Annotation: Imitation and the Object of Art

In this article, Ong explores the role of criticism, arguing that while criticism can help people understand art more thoroughly, it cannot give people the experience of art itself. The experience of seeing a painting or hearing a piece of music, according to Ong, cannot be explained as other experiences are; more specifically, the form which art expresses cannot be named as other forms are. Some people try to say that the form expressed by art is a “better” version than the form itself, but this argument does not work when applied to certain artistic media, such as music.

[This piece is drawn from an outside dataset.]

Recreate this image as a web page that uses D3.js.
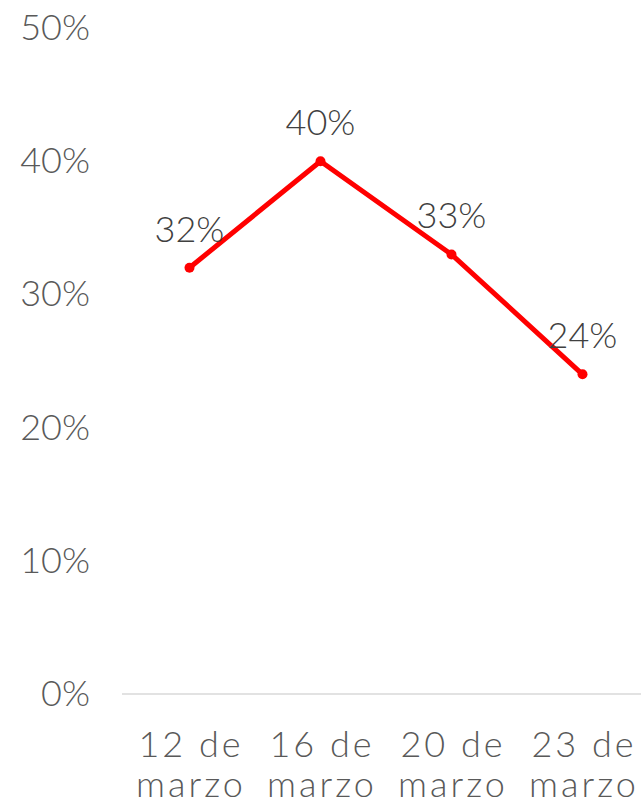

In explaining the process of “poetic experience” (as Thomas Gilby, author of Poetic Experience, New York: Sheed and Ward, 1934, calls the experience of seeing a painting or hearing a piece of music), Ong discusses the relationship between abstract ideas and the material world, a discussion that plays a prominent role in his early writings (and is fleshed out more completely in articles such as “The Province of Rhetoric and Poetic” and “The Meaning of the ‘New Criticism'”). Here, Ong discusses the relationship between the material and the abstract in only the most basic terms and with more emphasis on the importance of the abstract in the process of knowing than he does in later articles, where he gives more weight to the fact that abstract ideas come out of the material realm.

The happiness people feel during the poetic experience, Ong explains in this article, originates from the intellect’s understanding of something that feels whole (rather than “piecemeal,” which is how the intellect normally processes information); because the intellect understands many truths at once when having the poetic experience, the form expressed by art cannot be named. Ong also addresses briefly the accidental nature of the poetic experience and poses a number of questions related to this accidental nature for future exploration.